Snowden is believed to be in Hong Kong but has said he wants to go to Iceland as a place of refuge. Assange was asked if he thought Snowden could travel to Iceland without being stopped by the U.S. government or the United States' allies and Assange answered, "All those issues are being looked at by the people involved."
He also called on President Obama to "do the right thing" and "immediately drop the immoral investigation against Wikileaks."
He noted that it could be the reporter who broke the NSA story, Glenn Greenwald, or filmmaker Laura Poitras who may be seeking asylum one year from now.
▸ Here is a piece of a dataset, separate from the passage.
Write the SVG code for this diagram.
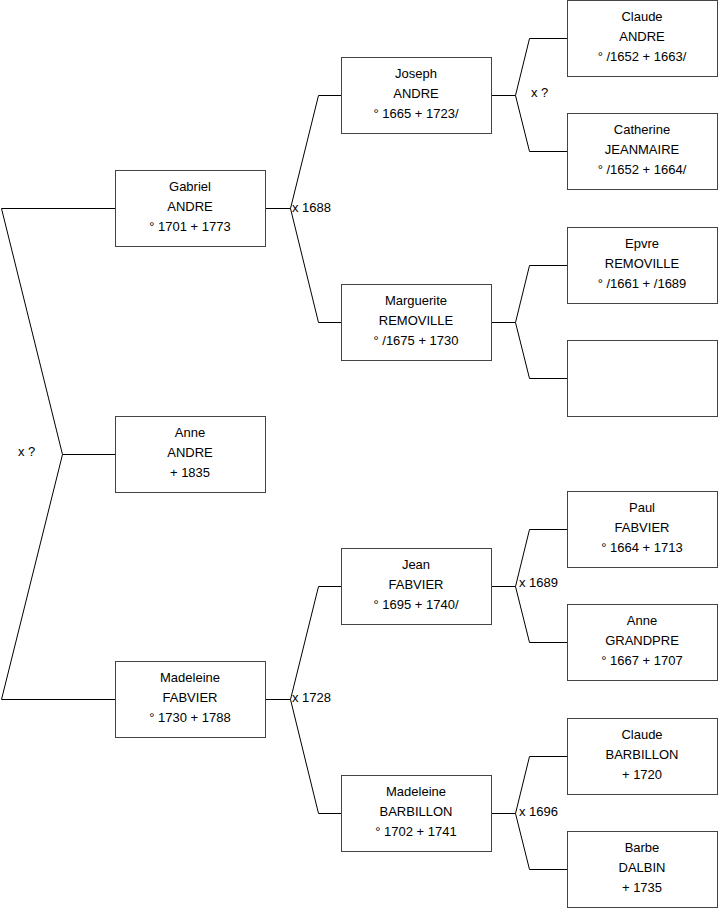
<svg xmlns="http://www.w3.org/2000/svg" width="719" height="908" viewBox="0 0 719 908">
<style>
.box{fill:#fff;stroke:#444;stroke-width:1}
.t{font-family:"Liberation Sans",Arial,sans-serif;font-size:13px;fill:#000;text-anchor:middle}
.l{font-family:"Liberation Sans",Arial,sans-serif;font-size:13px;fill:#000}
.c{fill:none;stroke:#000;stroke-width:1}
</style>
<rect width="719" height="908" fill="#fff"/>
<g id="connectors">
<path class="c" d="M115.5,208.5H1.5L62.5,454.5L1.5,699.5H115.5M62.5,454.5H115.5"/>
<path class="c" d="M265.5,208.5H290.5M318.5,95.5L290.5,208.5L318.5,322.5M318.5,95.5H341.5M318.5,322.5H341.5"/>
<path class="c" d="M265.5,699.5H290.5M318.5,586.5L290.5,699.5L318.5,813.5M318.5,586.5H341.5M318.5,813.5H341.5"/>
<path class="c" d="M491.5,95.5H515.5M529.5,38.5L515.5,95.5L529.5,151.5M529.5,38.5H567.5M529.5,151.5H567.5"/>
<path class="c" d="M491.5,322.5H515.5M529.5,265.5L515.5,322.5L529.5,378.5M529.5,265.5H567.5M529.5,378.5H567.5"/>
<path class="c" d="M491.5,586.5H515.5M529.5,529.5L515.5,586.5L529.5,642.5M529.5,529.5H567.5M529.5,642.5H567.5"/>
<path class="c" d="M491.5,813.5H515.5M529.5,756.5L515.5,813.5L529.5,869.5M529.5,756.5H567.5M529.5,869.5H567.5"/>
<text class="l" x="18" y="456">x ?</text>
<text class="l" x="292" y="212">x 1688</text>
<text class="l" x="292" y="702">x 1728</text>
<text class="l" x="531" y="97">x ?</text>
<text class="l" x="519" y="587">x 1689</text>
<text class="l" x="519" y="816">x 1696</text>
</g>
<g id="gabriel"><rect class="box" x="115.5" y="170.5" width="150" height="76"/>
<text class="t" x="190" y="191">Gabriel</text><text class="t" x="190" y="211">ANDRE</text><text class="t" x="190" y="231">° 1701 + 1773</text></g>
<g id="anne-andre"><rect class="box" x="115.5" y="416.5" width="150" height="76"/>
<text class="t" x="190" y="437">Anne</text><text class="t" x="190" y="457">ANDRE</text><text class="t" x="190" y="477"> + 1835</text></g>
<g id="madeleine-fabvier"><rect class="box" x="115.5" y="661.5" width="150" height="76"/>
<text class="t" x="190" y="682">Madeleine</text><text class="t" x="190" y="702">FABVIER</text><text class="t" x="190" y="722">° 1730 + 1788</text></g>
<g id="joseph"><rect class="box" x="341.5" y="57.5" width="150" height="76"/>
<text class="t" x="416" y="78">Joseph</text><text class="t" x="416" y="98">ANDRE</text><text class="t" x="416" y="118">° 1665 + 1723/</text></g>
<g id="marguerite"><rect class="box" x="341.5" y="284.5" width="150" height="76"/>
<text class="t" x="416" y="305">Marguerite</text><text class="t" x="416" y="325">REMOVILLE</text><text class="t" x="416" y="345">° /1675 + 1730</text></g>
<g id="jean"><rect class="box" x="341.5" y="548.5" width="150" height="76"/>
<text class="t" x="416" y="569">Jean</text><text class="t" x="416" y="589">FABVIER</text><text class="t" x="416" y="609">° 1695 + 1740/</text></g>
<g id="madeleine-barbillon"><rect class="box" x="341.5" y="775.5" width="150" height="76"/>
<text class="t" x="416" y="796">Madeleine</text><text class="t" x="416" y="816">BARBILLON</text><text class="t" x="416" y="836">° 1702 + 1741</text></g>
<g id="claude-andre"><rect class="box" x="567.5" y="0.5" width="150" height="76"/>
<text class="t" x="642" y="21">Claude</text><text class="t" x="642" y="41">ANDRE</text><text class="t" x="642" y="61">° /1652 + 1663/</text></g>
<g id="catherine"><rect class="box" x="567.5" y="113.5" width="150" height="76"/>
<text class="t" x="642" y="134">Catherine</text><text class="t" x="642" y="154">JEANMAIRE</text><text class="t" x="642" y="174">° /1652 + 1664/</text></g>
<g id="epvre"><rect class="box" x="567.5" y="227.5" width="150" height="76"/>
<text class="t" x="642" y="248">Epvre</text><text class="t" x="642" y="268">REMOVILLE</text><text class="t" x="642" y="288">° /1661 + /1689</text></g>
<g id="unknown"><rect class="box" x="567.5" y="340.5" width="150" height="76"/></g>
<g id="paul"><rect class="box" x="567.5" y="491.5" width="150" height="76"/>
<text class="t" x="642" y="512">Paul</text><text class="t" x="642" y="532">FABVIER</text><text class="t" x="642" y="552">° 1664 + 1713</text></g>
<g id="anne-grandpre"><rect class="box" x="567.5" y="604.5" width="150" height="76"/>
<text class="t" x="642" y="625">Anne</text><text class="t" x="642" y="645">GRANDPRE</text><text class="t" x="642" y="665">° 1667 + 1707</text></g>
<g id="claude-barbillon"><rect class="box" x="567.5" y="718.5" width="150" height="76"/>
<text class="t" x="642" y="739">Claude</text><text class="t" x="642" y="759">BARBILLON</text><text class="t" x="642" y="779"> + 1720</text></g>
<g id="barbe"><rect class="box" x="567.5" y="831.5" width="150" height="76"/>
<text class="t" x="642" y="852">Barbe</text><text class="t" x="642" y="872">DALBIN</text><text class="t" x="642" y="892"> + 1735</text></g>
</svg>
"The revelations of Edward Snowden this week lead us to ask the question … is the United States the type of country from which journalists must seek asylum for in relation to their work?" Assange asked.
Assange was joined on the call with prominent whistleblowers Daniel Ellsberg, who released the Pentagon Papers to The New York Times in 1971, and Thomas Drake, a former NSA official who faced felony charges over leaks to the Baltimore Sun that revealed alleged mismanaged programs at the NSA.
Ellsberg said the "idea" that information garnered from NSA surveillance "will not be abused" and not used for anything besides "catching terrorists is childish."
Ellsberg also criticized the Obama administration, noting that the Bush administration may have started the NSA surveillance efforts, but Obama continued the surveillance and, instead of dismantling it, solidified the effort.
"When [NSA surveillance] was finally exposed after four years of totally criminal unconstitutional behavior under George W. Bush, Obama's effort … was to legalize that process, not to end it or rein it in," Ellsberg said.
Ellsberg, Drake and Assange said the prosecution of Bradley Manning and the "attack" on the press has put a chill on national security reporting, but Ellsberg said Snowden's leaks could inspire other leakers to "take the chance."
"This is our last chance, I think, to keep our press and thus our democracy from becoming like China's or the Soviet Union," Ellsberg said.
Drake, who eventually pleaded guilty to a a single misdemeanor in 2011, was equally critical, saying, "We're all foreigners now."
"What we've seen over the last 12 years is going over to the dark side of secret rules, secret law, secret courts and secret evidence," Drake said.